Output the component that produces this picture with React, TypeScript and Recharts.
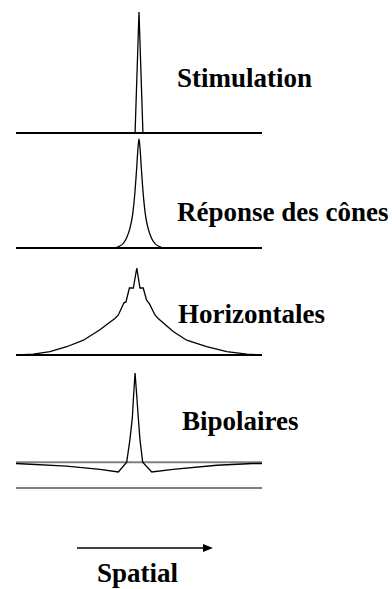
import { LineChart, Line, XAxis, YAxis, ReferenceLine } from "recharts";

// x runs 0..100 across the retina strip, responses are normalised to the peak
const stimX = [0, 48.4, 50, 51.6, 100];
const stimY = [0, 0, 1, 0, 0];

const coneX = [0, 39.8, 41.9, 43.5, 44.9, 46.3, 47.3, 48.3, 49.1, 49.6, 50, 50.4, 50.9, 51.7, 52.7, 53.7, 55.1, 56.5, 58.1, 60.2, 100];
const coneY = [0, 0, 0.015, 0.04, 0.09, 0.18, 0.29, 0.5, 0.75, 0.92, 1, 0.92, 0.75, 0.5, 0.29, 0.18, 0.09, 0.04, 0.015, 0, 0];

const horizX = [0.9, 7.0, 13.8, 20.6, 27.4, 34.1, 40.2, 41.6, 43.9, 44.7, 46.1, 47.7, 49.1, 50.4, 51.7, 53.1, 54.2, 56.5, 57.8, 63.9, 69.4, 77.5, 85.7, 93.8, 99.2];
const horizY = [0, 0.01, 0.04, 0.095, 0.17, 0.29, 0.42, 0.46, 0.6, 0.61, 0.77, 0.77, 1, 0.77, 0.77, 0.63, 0.59, 0.46, 0.42, 0.27, 0.17, 0.095, 0.04, 0.01, 0];

const bipX = [0, 20.6, 34.1, 41.6, 45.0, 46.3, 47.3, 47.7, 48.4, 49.2, 49.7, 50.4, 51.5, 55.2, 63.8, 81.6, 96.3, 100];
const bipY = [-0.015, -0.045, -0.08, -0.11, 0, 0.25, 0.5, 0.7, 1, 0.7, 0.5, 0.25, 0, -0.11, -0.08, -0.035, -0.015, -0.015];

const labels = ["Stimulation", "Réponse des cônes", "Horizontales", "Bipolaires"];
const axisLabel = "Spatial";

const zip = (xs: number[], ys: number[]) => xs.map((x, i) => ({ x, y: ys[i] }));

type PanelProps = {
  data: { x: number; y: number }[];
  top: number;
  marginTop: number;
  plotHeight: number;
  yMin: number;
  curve: "linear" | "monotone";
  axisColor: string;
  zeroLine?: boolean;
};

function Panel({ data, top, marginTop, plotHeight, yMin, curve, axisColor, zeroLine }: PanelProps) {
  return (
    <div style={{ position: "absolute", left: 0, top }}>
      <LineChart
        width={392}
        height={marginTop + plotHeight + 2}
        data={data}
        margin={{ top: marginTop, right: 130, left: 16, bottom: 0 }}
      >
        <XAxis
          type="number"
          dataKey="x"
          domain={[0, 100]}
          tick={false}
          tickLine={false}
          height={2}
          axisLine={{ stroke: axisColor, strokeWidth: 2 }}
        />
        <YAxis hide domain={[yMin, 1]} />
        {zeroLine && <ReferenceLine y={0} stroke="#808080" strokeWidth={2} />}
        <Line
          type={curve}
          dataKey="y"
          stroke="#000"
          strokeWidth={1.3}
          dot={false}
          isAnimationActive={false}
        />
      </LineChart>
    </div>
  );
}

const SERIF = "Liberation Serif, Times New Roman, serif";

function Caption({ x, y, children }: { x: number; y: number; children: string }) {
  return (
    <text x={x} y={y} fontFamily={SERIF} fontWeight={700} fontSize={27} fill="#000">
      {children}
    </text>
  );
}

export default function App() {
  return (
    <div style={{ position: "fixed", left: 0, top: 0, width: 392, height: 589, background: "#fff" }}>
      <Panel data={zip(stimX, stimY)} top={0} marginTop={12} plotHeight={121} yMin={0} curve="linear" axisColor="#000" />
      <Panel data={zip(coneX, coneY)} top={135} marginTop={4} plotHeight={109} yMin={0} curve="monotone" axisColor="#000" />
      <Panel data={zip(horizX, horizY)} top={250} marginTop={18} plotHeight={87} yMin={0} curve="linear" axisColor="#000" />
      <Panel data={zip(bipX, bipY)} top={360} marginTop={13} plotHeight={115} yMin={-0.29} curve="linear" axisColor="#808080" zeroLine />
      <svg width={392} height={589} style={{ position: "absolute", left: 0, top: 0, pointerEvents: "none" }}>
        <Caption x={177} y={87}>{labels[0]}</Caption>
        <Caption x={177} y={221}>{labels[1]}</Caption>
        <Caption x={178} y={323}>{labels[2]}</Caption>
        <Caption x={182} y={430}>{labels[3]}</Caption>
        <line x1={77} y1={548} x2={204} y2={548} stroke="#000" strokeWidth={1.5} />
        <polygon points="203,544 213,548 203,552" fill="#000" />
        <Caption x={97} y={582}>{axisLabel}</Caption>
      </svg>
    </div>
  );
}
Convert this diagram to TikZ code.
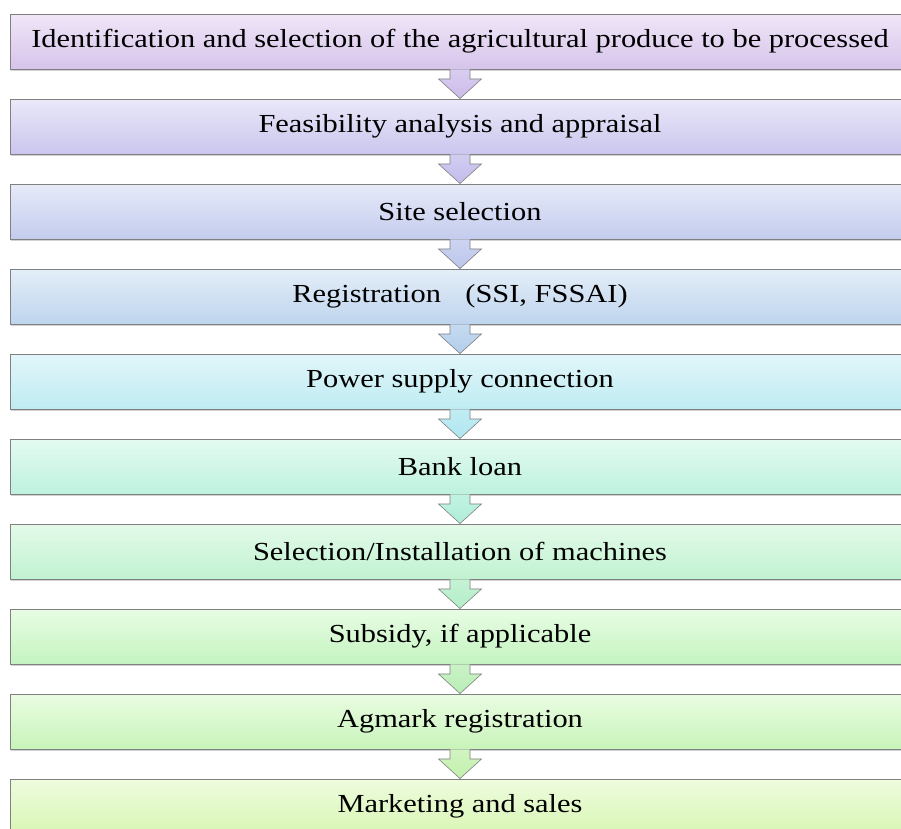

● The problem
Repeat the material above verbatim. Leave the pictures behind.

● Result of this exercise
Output the component that produces this picture with React, TypeScript and Recharts.
import { LineChart, Line, XAxis, YAxis, ReferenceLine } from "recharts";

// x runs 0..100 across the retina strip, responses are normalised to the peak
const stimX = [0, 48.4, 50, 51.6, 100];
const stimY = [0, 0, 1, 0, 0];

const coneX = [0, 39.8, 41.9, 43.5, 44.9, 46.3, 47.3, 48.3, 49.1, 49.6, 50, 50.4, 50.9, 51.7, 52.7, 53.7, 55.1, 56.5, 58.1, 60.2, 100];
const coneY = [0, 0, 0.015, 0.04, 0.09, 0.18, 0.29, 0.5, 0.75, 0.92, 1, 0.92, 0.75, 0.5, 0.29, 0.18, 0.09, 0.04, 0.015, 0, 0];

const horizX = [0.9, 7.0, 13.8, 20.6, 27.4, 34.1, 40.2, 41.6, 43.9, 44.7, 46.1, 47.7, 49.1, 50.4, 51.7, 53.1, 54.2, 56.5, 57.8, 63.9, 69.4, 77.5, 85.7, 93.8, 99.2];
const horizY = [0, 0.01, 0.04, 0.095, 0.17, 0.29, 0.42, 0.46, 0.6, 0.61, 0.77, 0.77, 1, 0.77, 0.77, 0.63, 0.59, 0.46, 0.42, 0.27, 0.17, 0.095, 0.04, 0.01, 0];

const bipX = [0, 20.6, 34.1, 41.6, 45.0, 46.3, 47.3, 47.7, 48.4, 49.2, 49.7, 50.4, 51.5, 55.2, 63.8, 81.6, 96.3, 100];
const bipY = [-0.015, -0.045, -0.08, -0.11, 0, 0.25, 0.5, 0.7, 1, 0.7, 0.5, 0.25, 0, -0.11, -0.08, -0.035, -0.015, -0.015];

const labels = ["Stimulation", "Réponse des cônes", "Horizontales", "Bipolaires"];
const axisLabel = "Spatial";

const zip = (xs: number[], ys: number[]) => xs.map((x, i) => ({ x, y: ys[i] }));

type PanelProps = {
  data: { x: number; y: number }[];
  top: number;
  marginTop: number;
  plotHeight: number;
  yMin: number;
  curve: "linear" | "monotone";
  axisColor: string;
  zeroLine?: boolean;
};

function Panel({ data, top, marginTop, plotHeight, yMin, curve, axisColor, zeroLine }: PanelProps) {
  return (
    <div style={{ position: "absolute", left: 0, top }}>
      <LineChart
        width={392}
        height={marginTop + plotHeight + 2}
        data={data}
        margin={{ top: marginTop, right: 130, left: 16, bottom: 0 }}
      >
        <XAxis
          type="number"
          dataKey="x"
          domain={[0, 100]}
          tick={false}
          tickLine={false}
          height={2}
          axisLine={{ stroke: axisColor, strokeWidth: 2 }}
        />
        <YAxis hide domain={[yMin, 1]} />
        {zeroLine && <ReferenceLine y={0} stroke="#808080" strokeWidth={2} />}
        <Line
          type={curve}
          dataKey="y"
          stroke="#000"
          strokeWidth={1.3}
          dot={false}
          isAnimationActive={false}
        />
      </LineChart>
    </div>
  );
}

const SERIF = "Liberation Serif, Times New Roman, serif";

function Caption({ x, y, children }: { x: number; y: number; children: string }) {
  return (
    <text x={x} y={y} fontFamily={SERIF} fontWeight={700} fontSize={27} fill="#000">
      {children}
    </text>
  );
}

export default function App() {
  return (
    <div style={{ position: "fixed", left: 0, top: 0, width: 392, height: 589, background: "#fff" }}>
      <Panel data={zip(stimX, stimY)} top={0} marginTop={12} plotHeight={121} yMin={0} curve="linear" axisColor="#000" />
      <Panel data={zip(coneX, coneY)} top={135} marginTop={4} plotHeight={109} yMin={0} curve="monotone" axisColor="#000" />
      <Panel data={zip(horizX, horizY)} top={250} marginTop={18} plotHeight={87} yMin={0} curve="linear" axisColor="#000" />
      <Panel data={zip(bipX, bipY)} top={360} marginTop={13} plotHeight={115} yMin={-0.29} curve="linear" axisColor="#808080" zeroLine />
      <svg width={392} height={589} style={{ position: "absolute", left: 0, top: 0, pointerEvents: "none" }}>
        <Caption x={177} y={87}>{labels[0]}</Caption>
        <Caption x={177} y={221}>{labels[1]}</Caption>
        <Caption x={178} y={323}>{labels[2]}</Caption>
        <Caption x={182} y={430}>{labels[3]}</Caption>
        <line x1={77} y1={548} x2={204} y2={548} stroke="#000" strokeWidth={1.5} />
        <polygon points="203,544 213,548 203,552" fill="#000" />
        <Caption x={97} y={582}>{axisLabel}</Caption>
      </svg>
    </div>
  );
}
Convert this diagram to TikZ code.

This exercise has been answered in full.